他にも某メインキャラが命を落とす場面の哀愁感漂う楽曲「死のテーマ」、乳母車の“階段落ち”シーンでオルゴールの音色と不穏なメロディが融合を見せる「マシーン・ガン・ララバイ」など本作は見どころ・聴きどころが多い。
巨匠が生み出した名曲:『ニュー・シネマ・パラダイス』
これほど優しい映画音楽が他にあるだろうか。
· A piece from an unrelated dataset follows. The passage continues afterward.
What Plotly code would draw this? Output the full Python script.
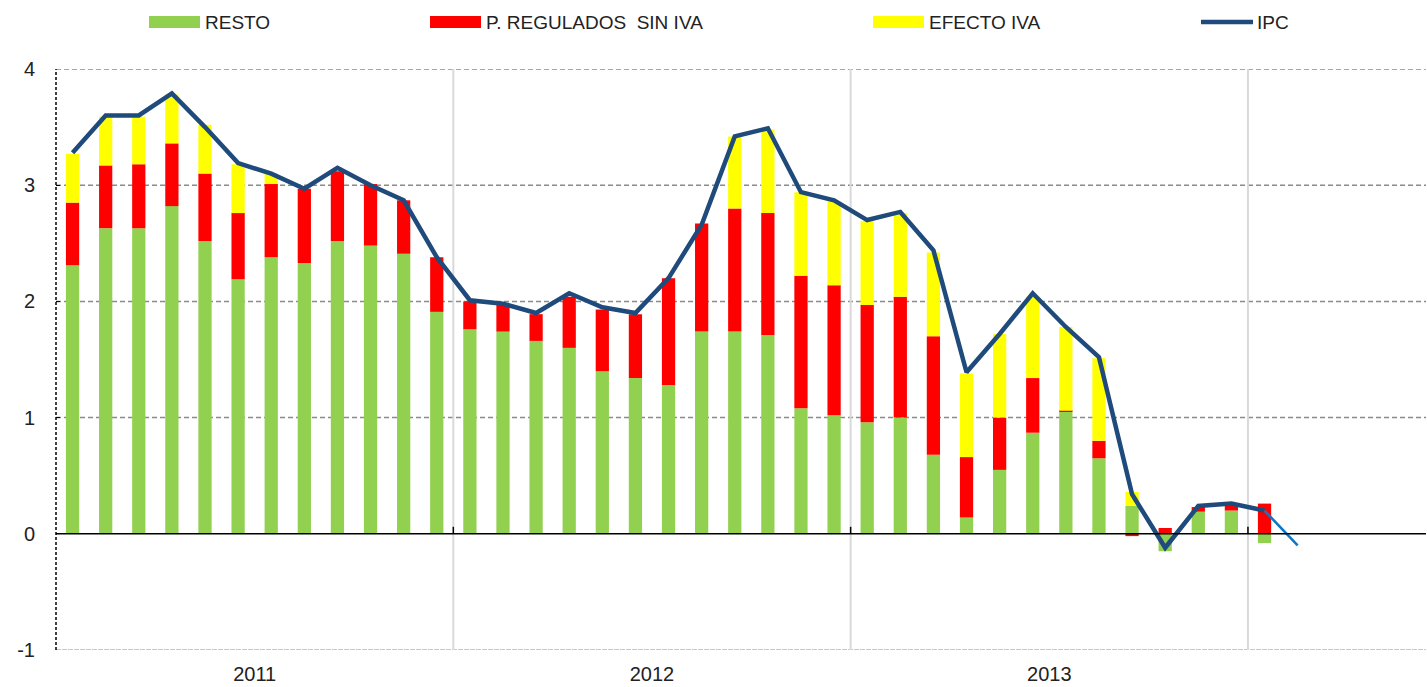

モリコーネが音楽を手掛けた代表作のひとつ『ニュー・シネマ・パラダイス』は公開から35年の時を経てもなお色褪せることはなく、多くの人々の胸に残る名作中の名作だ。
ドキュメントを監督したジュゼッペ・トルナトーレとモリコーネの記念すべき初タッグ作品だが、室内楽に戻っていたモリコーネが一度は作曲を断っていたというのだから驚かされる。とはいえ脚本を読んで心を動かされたモリコーネが翻意。トルナトーレはモリコーネの人柄について、ドキュメントの中で「新人の私を対等に扱ってくれた」と語っている。
本作については「この曲がおススメ!」と素直に書けない。なぜなら本編に流れる音楽すべてが名曲だから。なんなら筆者は映像を見なくても、ピアノとクラリネットの主旋律が美しい「Cinema Paradiso(Main Theme)」を聴いただけで泣けてくる。
映画音楽史に残る「Love Theme」も、アルフレードが遺したフィルムを大人になったトトが目にするクライマックスに使用されて感情が大爆発。ここぞという場面でオーケストラの魅力を最大限に引き出す采配は、モリコーネのキャリアにおけるひとつの到達点ではないだろうか。
巨匠が生み出した名曲:『ヘイトフル・エイト』
長年サントラ好きをしていると、映画鑑賞中に「アカデミー作曲賞を獲れるのでは」と感じる瞬間が稀にある。実際に獲得まで至ったのが本作だ。名誉賞を授けられてはいたものの、本戦でことごとくノミネート止まりで終わっていた天才マエストロ。とうとうオスカー像をもたらしたクエンティン・タランティーノ監督には、イチ映画音楽ファンとして感謝しかない。
そもそもタランティーノは熱心なモリコーネファンとして有名だった。自身の監督作にモリコーネの既存曲を使用し、実現には至らなかったものの『イングロリアス・バスターズ』では作曲をオファーしている。
一方モリコーネは既存曲を使用するタランティーノのスタイルに懐疑的で、学生とのディスカッション中に批判したことも。そんな経緯があっただけに、タランティーノの念願が叶った初コラボレーションは「ついに」と同時に「意外」とも感じられた。
モリコーネの独創性は「L’Ultima Diligenza di Red Rock」から存分に発揮されている。西部劇音楽のようで、はっきりとそうは感じさせない重低音重視の不気味な曲調。雪に閉ざされた舞台
、招かれざる客、疑心暗鬼、そしてカート・ラッセル……。それだけの駒が揃い、ふと「これは西部劇版『遊星からの物体X』だ!」と気づかされるのだ。
まとめ
天才マエストロが生み出した名曲を数え上げようとすればキリがない。それだけ映画に対する貢献度が極めて高く、モリコーネを失った映画・映画音楽界の損失はあまりにも大きい。
それでもモリコーネが遺した楽曲の数々は、この先いつまでも残り続ける。『モリコーネ 映画が恋した音楽家』と彼の音楽を通して、天才の偉業にぜひ触れてみてほしい。